World briefs

SOUTH KOREAN President Moon Jae-in said yesterday the country’s 2015 agreement with Japan to settle a decades-long impasse over Korean women forced into wartime sexual slavery was seriously flawed. 

VIETNAM Courts have handed down harsh prison sentences to two dozen people after finding them guilty of terrorism and subversion, including in a bombing linked to an exiled group, state media reported yesterday.

RUSSIA President Vladimir Putin says Russia’s actions in Syria have demonstrated the power of the nation’s modernized military to the world. He said more than 48,000 Russian troops who took part in the Syria campaign were fighting for their “homeland, for a just and fair cause.”

MYANMAR A court yesterday dropped additional charges against two foreign journalists and their local staff who were arrested in October for allegedly flying a drone over the parliament.

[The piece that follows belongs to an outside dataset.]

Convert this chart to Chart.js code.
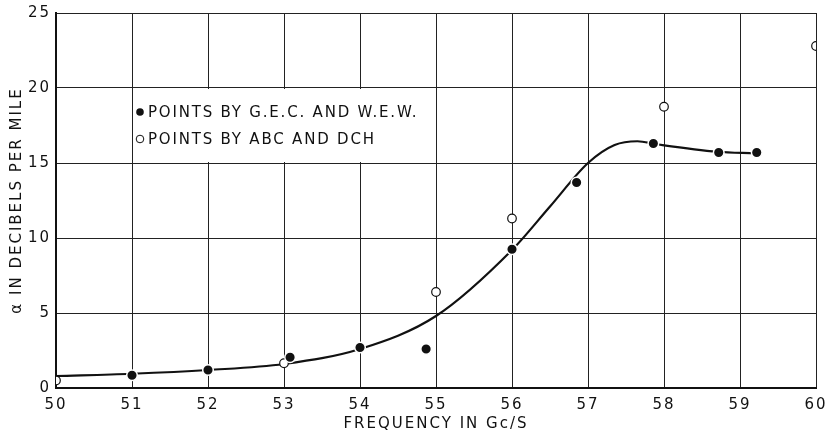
<!DOCTYPE html>
<html>
<head>
<meta charset="utf-8">
<script src="https://cdn.jsdelivr.net/npm/chart.js@4"></script>
<style>
  html, body { margin: 0; padding: 0; background: #fff; }
  #wrap { width: 829px; height: 431px; }
</style>
</head>
<body>
<div id="wrap"><canvas id="c"></canvas></div>
<script>
  "use strict";

  // points by G.E.C. and W.E.W. (filled)
  const gecX = [51, 52, 53.08, 54, 54.87, 56, 56.85, 57.86, 58.72, 59.22];
  const gecY = [0.85, 1.2, 2.05, 2.7, 2.6, 9.25, 13.7, 16.3, 15.7, 15.7];

  // points by ABC and DCH (open)
  const abcX = [50, 53, 55, 56, 58, 60];
  const abcY = [0.5, 1.65, 6.4, 11.3, 18.75, 22.8];

  // hand-drawn curve through the points
  const curveX = [50, 51, 52, 53, 54, 55, 56, 56.5, 57, 57.35, 57.65, 57.9, 58.7, 59.2];
  const curveY = [0.8, 0.95, 1.2, 1.6, 2.6, 4.8, 9.2, 12.1, 15.0, 16.2, 16.45, 16.25, 15.75, 15.65];

  const xTicks = [50, 51, 52, 53, 54, 55, 56, 57, 58, 59, 60];
  const yTicks = [0, 5, 10, 15, 20, 25];

  const legendLabels = ["POINTS BY G.E.C. AND W.E.W.", "POINTS BY ABC AND DCH"];

  const ink = "#111";
  const toXY = (xs, ys) => xs.map((x, i) => ({ x: x, y: ys[i] }));

  // the old lettering is spaced out, so widen all canvas text a bit
  const spacing = {
    id: "spacing",
    beforeDraw(chart) { chart.ctx.letterSpacing = "2px"; },
    afterDraw(chart) { chart.ctx.letterSpacing = "0px"; }
  };

  // white box with the key, sitting in the 51..55 / 15..20 cell
  const keyBox = {
    id: "keyBox",
    beforeDatasetsDraw(chart) {
      const { ctx, scales } = chart;
      const x0 = scales.x.getPixelForValue(51), x1 = scales.x.getPixelForValue(55);
      const y0 = scales.y.getPixelForValue(20), y1 = scales.y.getPixelForValue(15);
      ctx.save();
      ctx.fillStyle = "#fff";
      ctx.fillRect(x0 + 1, y0 + 1, x1 - x0 - 2, y1 - y0 - 2);
      ctx.fillStyle = ink;
      ctx.strokeStyle = ink;
      ctx.font = "15px 'DejaVu Sans'";
      ctx.letterSpacing = "1.8px";
      ctx.textBaseline = "middle";
      const lx = x0 + 8;
      const rows = [y0 + 24, y0 + 51];
      rows.forEach((ry, i) => {
        ctx.beginPath();
        ctx.arc(lx, ry, 3.8, 0, Math.PI * 2);
        if (i === 0) {
          ctx.fill();
        } else {
          ctx.lineWidth = 1;
          ctx.stroke();
        }
        ctx.fillText(legendLabels[i], lx + 8, ry + 1);
      });
      ctx.restore();
    }
  };

  new Chart(document.getElementById("c"), {
    type: "scatter",
    data: {
      datasets: [
        {
          label: legendLabels[0],
          data: toXY(gecX, gecY),
          pointRadius: 5.3,
          pointBackgroundColor: ink,
          pointBorderColor: "#fff",
          pointBorderWidth: 1.5,
          order: 1
        },
        {
          label: legendLabels[1],
          data: toXY(abcX, abcY),
          pointRadius: 4.3,
          pointBackgroundColor: "#fff",
          pointBorderColor: ink,
          pointBorderWidth: 1.2,
          order: 2
        },
        {
          label: "curve",
          data: toXY(curveX, curveY),
          showLine: true,
          pointRadius: 0,
          borderColor: ink,
          borderWidth: 2.2,
          cubicInterpolationMode: "monotone",
          order: 3
        }
      ]
    },
    options: {
      responsive: true,
      maintainAspectRatio: false,
      animation: false,
      layout: { padding: { top: 13, right: 13, left: 0, bottom: 0 } },
      plugins: {
        legend: { display: false },
        tooltip: { enabled: false }
      },
      scales: {
        x: {
          type: "linear",
          min: 50,
          max: 60,
          afterBuildTicks: (axis) => { axis.ticks = xTicks.map(v => ({ value: v })); },
          afterFit: (axis) => {
            axis.height = 43;
            axis.paddingLeft = 0;
            axis.paddingRight = 0;
          },
          ticks: {
            color: ink,
            padding: 8,
            maxRotation: 0,
            font: { family: "'DejaVu Sans'", size: 15 }
          },
          grid: { color: "#222", lineWidth: 1, drawTicks: false },
          border: { color: ink, width: 2 },
          title: {
            display: true,
            text: "FREQUENCY IN Gc/S",
            color: ink,
            padding: { top: 0, bottom: -2 },
            font: { family: "'DejaVu Sans'", size: 15 }
          }
        },
        y: {
          min: 0,
          max: 25,
          afterBuildTicks: (axis) => { axis.ticks = yTicks.map(v => ({ value: v })); },
          afterFit: (axis) => {
            axis.width = 56;
            axis.paddingTop = 0;
            axis.paddingBottom = 0;
          },
          ticks: {
            color: ink,
            padding: 5,
            font: { family: "'DejaVu Sans'", size: 15 }
          },
          grid: { color: "#222", lineWidth: 1, drawTicks: false },
          border: { color: ink, width: 2 },
          title: {
            display: true,
            text: "α IN DECIBELS PER MILE",
            color: ink,
            padding: { top: 8, bottom: 0 },
            font: { family: "'DejaVu Sans'", size: 15 }
          }
        }
      }
    },
    plugins: [spacing, keyBox]
  });
</script>
</body>
</html>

AFGHANISTAN Authorities say an attack on a Shiite Muslim cultural center in the Afghan capital Kabul has left at least 41 people dead and 84 wounded. Interior Ministry spokesman Najib Danish said an unknown number of suicide attackers set off an explosion outside the center before carrying out an attack inside.

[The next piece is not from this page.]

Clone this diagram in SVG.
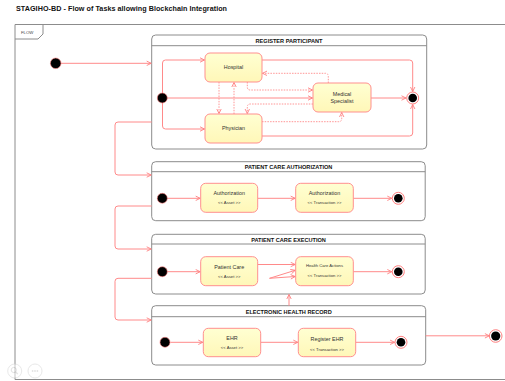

TURKEY President Recep Tayyip Erdogan says he wants to mend strained ties with several European nations, saying Turkey is forced to “decrease the number of enemies and increase friends.” In comments published in Hurriyet newspaper yesterday, Erdogan describes the leaders of Germany, the Netherlands and Belgium as “old friends.”

ZIMBABWE A former general who led the ouster of Zimbabwe’s founding leader has been sworn in as vice president.

UKRAINE State authorities and Russian-backed separatist rebels have conducted the biggest exchange of prisoners since the start of an armed conflict in the country’s east, marking a sign of progress in the implementation of a 2015 peace deal.